A collapsed cave is a typical karst feature, but for beginners it is very difficult to find and see. It is the last stage of cave destruction and so it is rather common. Spectacular specimens are actually rare.
Caves form underground, but while the cave forms the surface above is continually lowered by limestone solution on the the rock surface below the soil. While the cave becomes bigger, the rock falls from the ceiling make the cave slowly "move" upwards. The covering limestone becomes thinner and thinner. Finally it collapses at one, then several places, which produces cave entrances or collapse dolines.

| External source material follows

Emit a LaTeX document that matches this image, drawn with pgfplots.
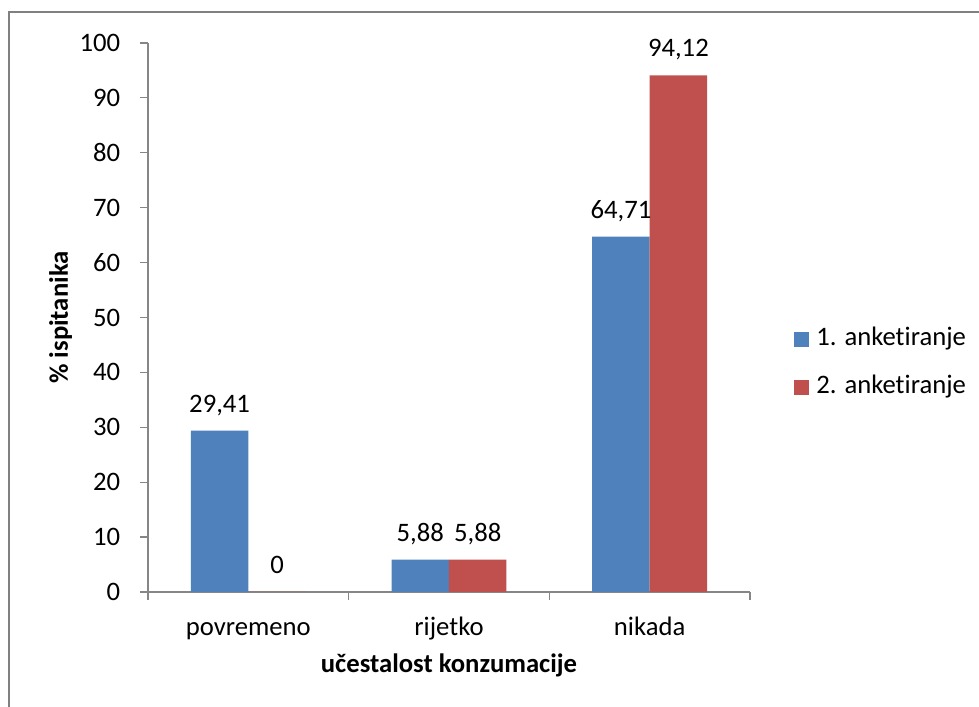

When the cave is open the process speeds. Frost enters the cave and increases the weathering substantially, widens the cave at all entrances until the openings grow together. The merged dolines are at first called karst window or Karstfenster. There may be some natural bridges, the remains of the cave roof, until they finally collapse too. The final result is a valley with steep walls, which follows exactly the former cave passage.
A collapsed cave is a sort of polje, or probably its the link between a collapse doline and a small polje. However, the term is generally used if most of the cave is collapsed, but the narrow gorge, some remaining speleothems and natural bridges still show much evidence of the former cave.
And finally we want to rectify a common misuse of the term collapsed cave. A natural bridge is not a collapsed cave, although this term is often used for them. The characteristic thing with the bridge is, that it has not yet collapsed, so it is actually the uncollapsed cave. The common use of collapsed cave is for the whole former cave, which may be divided into two different sections: the collapsed part is the karst window, and the not collapsed part is the natural bridge.